WORK INSTRUCTIONS: Go through the data and copy every line exactly, but not the images.

RECORDED DATA:
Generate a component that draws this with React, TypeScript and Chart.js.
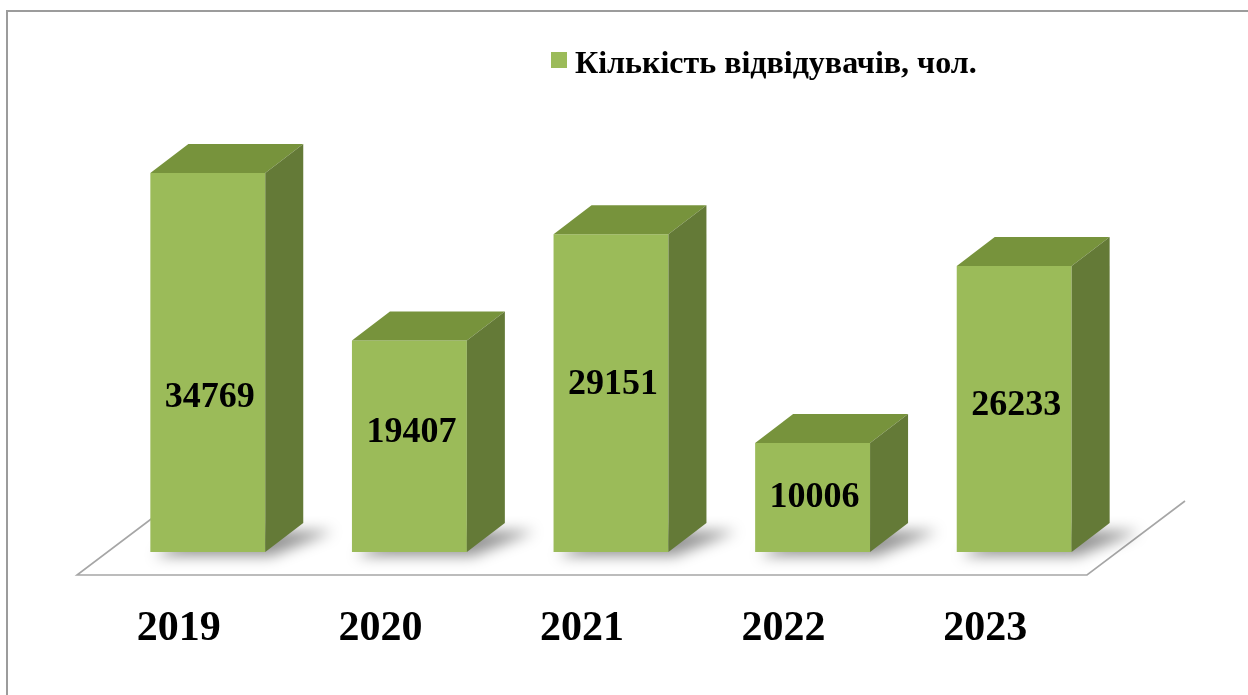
import React, { useEffect, useRef } from 'react';
import { Chart, registerables } from 'chart.js';

Chart.register(...registerables);

// ---- data ----
const categories: string[] = ['2019', '2020', '2021', '2022', '2023'];
const visitors: number[] = [34769, 19407, 29151, 10006, 26233];
const seriesName = 'Кількість відвідувачів, чол.';

// ---- styles ----
const FRONT = '#9BBB59';
const TOP = '#77933C';
const SIDE = '#647A37';
const DX = 38;
const DY = -29;
const labelShiftY = [35, -14, -8, 0, -3];
const FONT = '"Liberation Serif", "Times New Roman", serif';

const bar3dPlugin = {
  id: 'bar3d',
  beforeDatasetsDraw(chart: any) {
    const ctx: CanvasRenderingContext2D = chart.ctx;
    const area = chart.chartArea;
    const yScale = chart.scales.y;
    const base = yScale.getPixelForValue(0);
    const fy = base + 23;
    const by = fy - 74;
    const fl = area.left - 30;
    const fr = area.right - 28;
    ctx.save();
    // border
    ctx.strokeStyle = '#9c9c9c';
    ctx.lineWidth = 2;
    ctx.strokeRect(7, 11, 1400, 1000);
    // floor
    ctx.strokeStyle = '#a6a6a6';
    ctx.lineWidth = 1.6;
    ctx.beginPath();
    ctx.moveTo(fl + 98, by);
    ctx.lineTo(fl, fy);
    ctx.lineTo(fr, fy);
    ctx.lineTo(fr + 98, by);
    ctx.stroke();
    // shadows
    const meta = chart.getDatasetMeta(0);
    meta.data.forEach((bar: any) => {
      const l = bar.x - bar.width / 2;
      const r = bar.x + bar.width / 2;
      const b = bar.base;
      ctx.save();
      ctx.filter = 'blur(7px)';
      ctx.fillStyle = 'rgba(0,0,0,0.42)';
      ctx.beginPath();
      ctx.moveTo(l + 4, b + 4);
      ctx.lineTo(r + 6, b + 4);
      ctx.lineTo(r + DX + 30, b + DY + 8);
      ctx.lineTo(l + DX + 10, b + DY + 8);
      ctx.closePath();
      ctx.fill();
      ctx.restore();
    });
    ctx.restore();
  },
  afterDatasetsDraw(chart: any) {
    const ctx: CanvasRenderingContext2D = chart.ctx;
    const meta = chart.getDatasetMeta(0);
    ctx.save();
    meta.data.forEach((bar: any, i: number) => {
      const l = bar.x - bar.width / 2;
      const r = bar.x + bar.width / 2;
      const t = bar.y;
      const b = bar.base;
      // top face
      ctx.fillStyle = TOP;
      ctx.beginPath();
      ctx.moveTo(l, t);
      ctx.lineTo(l + DX, t + DY);
      ctx.lineTo(r + DX, t + DY);
      ctx.lineTo(r, t);
      ctx.closePath();
      ctx.fill();
      // side face
      ctx.fillStyle = SIDE;
      ctx.beginPath();
      ctx.moveTo(r, t);
      ctx.lineTo(r + DX, t + DY);
      ctx.lineTo(r + DX, b + DY);
      ctx.lineTo(r, b);
      ctx.closePath();
      ctx.fill();
      // value label
      ctx.fillStyle = '#000';
      ctx.font = 'bold 36px ' + FONT;
      ctx.textAlign = 'center';
      ctx.textBaseline = 'middle';
      ctx.fillText(String(visitors[i]), bar.x + 2, (t + b) / 2 + labelShiftY[i]);
      // category label
      ctx.font = 'bold 42px ' + FONT;
      ctx.fillText(categories[i], bar.x - 29, b + 77);
    });
    // legend
    ctx.fillStyle = FRONT;
    ctx.fillRect(551, 52, 16, 16);
    ctx.fillStyle = '#000';
    ctx.font = 'bold 32px ' + FONT;
    ctx.textAlign = 'left';
    ctx.textBaseline = 'alphabetic';
    ctx.fillText(seriesName, 575, 73);
    ctx.restore();
  },
};

export default function App() {
  const ref = useRef<HTMLCanvasElement | null>(null);
  useEffect(() => {
    if (!ref.current) return;
    const chart = new Chart(ref.current, {
      type: 'bar',
      data: {
        labels: categories,
        datasets: [
          {
            label: seriesName,
            data: visitors,
            backgroundColor: FRONT,
            borderWidth: 0,
            barPercentage: 0.57,
            categoryPercentage: 1,
          },
        ],
      },
      options: {
        responsive: false,
        animation: false,
        layout: { padding: { left: 107, right: 133, top: 116, bottom: 143 } },
        scales: {
          x: { display: false },
          y: { display: false, min: 0, max: 40000 },
        },
        plugins: { legend: { display: false }, tooltip: { enabled: false } },
      },
      plugins: [bar3dPlugin],
    });
    return () => chart.destroy();
  }, []);
  return (
    <canvas
      ref={ref}
      width={1248}
      height={695}
      style={{ position: 'fixed', left: 0, top: 0, width: 1248, height: 695, background: '#fff' }}
    />
  );
}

REPLY:
Generate a component that draws this with React, TypeScript and Chart.js.
import React, { useEffect, useRef } from 'react';
import { Chart, registerables } from 'chart.js';

Chart.register(...registerables);

// ---- data ----
const categories: string[] = ['2019', '2020', '2021', '2022', '2023'];
const visitors: number[] = [34769, 19407, 29151, 10006, 26233];
const seriesName = 'Кількість відвідувачів, чол.';

// ---- styles ----
const FRONT = '#9BBB59';
const TOP = '#77933C';
const SIDE = '#647A37';
const DX = 38;
const DY = -29;
const labelShiftY = [35, -14, -8, 0, -3];
const FONT = '"Liberation Serif", "Times New Roman", serif';

const bar3dPlugin = {
  id: 'bar3d',
  beforeDatasetsDraw(chart: any) {
    const ctx: CanvasRenderingContext2D = chart.ctx;
    const area = chart.chartArea;
    const yScale = chart.scales.y;
    const base = yScale.getPixelForValue(0);
    const fy = base + 23;
    const by = fy - 74;
    const fl = area.left - 30;
    const fr = area.right - 28;
    ctx.save();
    // border
    ctx.strokeStyle = '#9c9c9c';
    ctx.lineWidth = 2;
    ctx.strokeRect(7, 11, 1400, 1000);
    // floor
    ctx.strokeStyle = '#a6a6a6';
    ctx.lineWidth = 1.6;
    ctx.beginPath();
    ctx.moveTo(fl + 98, by);
    ctx.lineTo(fl, fy);
    ctx.lineTo(fr, fy);
    ctx.lineTo(fr + 98, by);
    ctx.stroke();
    // shadows
    const meta = chart.getDatasetMeta(0);
    meta.data.forEach((bar: any) => {
      const l = bar.x - bar.width / 2;
      const r = bar.x + bar.width / 2;
      const b = bar.base;
      ctx.save();
      ctx.filter = 'blur(7px)';
      ctx.fillStyle = 'rgba(0,0,0,0.42)';
      ctx.beginPath();
      ctx.moveTo(l + 4, b + 4);
      ctx.lineTo(r + 6, b + 4);
      ctx.lineTo(r + DX + 30, b + DY + 8);
      ctx.lineTo(l + DX + 10, b + DY + 8);
      ctx.closePath();
      ctx.fill();
      ctx.restore();
    });
    ctx.restore();
  },
  afterDatasetsDraw(chart: any) {
    const ctx: CanvasRenderingContext2D = chart.ctx;
    const meta = chart.getDatasetMeta(0);
    ctx.save();
    meta.data.forEach((bar: any, i: number) => {
      const l = bar.x - bar.width / 2;
      const r = bar.x + bar.width / 2;
      const t = bar.y;
      const b = bar.base;
      // top face
      ctx.fillStyle = TOP;
      ctx.beginPath();
      ctx.moveTo(l, t);
      ctx.lineTo(l + DX, t + DY);
      ctx.lineTo(r + DX, t + DY);
      ctx.lineTo(r, t);
      ctx.closePath();
      ctx.fill();
      // side face
      ctx.fillStyle = SIDE;
      ctx.beginPath();
      ctx.moveTo(r, t);
      ctx.lineTo(r + DX, t + DY);
      ctx.lineTo(r + DX, b + DY);
      ctx.lineTo(r, b);
      ctx.closePath();
      ctx.fill();
      // value label
      ctx.fillStyle = '#000';
      ctx.font = 'bold 36px ' + FONT;
      ctx.textAlign = 'center';
      ctx.textBaseline = 'middle';
      ctx.fillText(String(visitors[i]), bar.x + 2, (t + b) / 2 + labelShiftY[i]);
      // category label
      ctx.font = 'bold 42px ' + FONT;
      ctx.fillText(categories[i], bar.x - 29, b + 77);
    });
    // legend
    ctx.fillStyle = FRONT;
    ctx.fillRect(551, 52, 16, 16);
    ctx.fillStyle = '#000';
    ctx.font = 'bold 32px ' + FONT;
    ctx.textAlign = 'left';
    ctx.textBaseline = 'alphabetic';
    ctx.fillText(seriesName, 575, 73);
    ctx.restore();
  },
};

export default function App() {
  const ref = useRef<HTMLCanvasElement | null>(null);
  useEffect(() => {
    if (!ref.current) return;
    const chart = new Chart(ref.current, {
      type: 'bar',
      data: {
        labels: categories,
        datasets: [
          {
            label: seriesName,
            data: visitors,
            backgroundColor: FRONT,
            borderWidth: 0,
            barPercentage: 0.57,
            categoryPercentage: 1,
          },
        ],
      },
      options: {
        responsive: false,
        animation: false,
        layout: { padding: { left: 107, right: 133, top: 116, bottom: 143 } },
        scales: {
          x: { display: false },
          y: { display: false, min: 0, max: 40000 },
        },
        plugins: { legend: { display: false }, tooltip: { enabled: false } },
      },
      plugins: [bar3dPlugin],
    });
    return () => chart.destroy();
  }, []);
  return (
    <canvas
      ref={ref}
      width={1248}
      height={695}
      style={{ position: 'fixed', left: 0, top: 0, width: 1248, height: 695, background: '#fff' }}
    />
  );
}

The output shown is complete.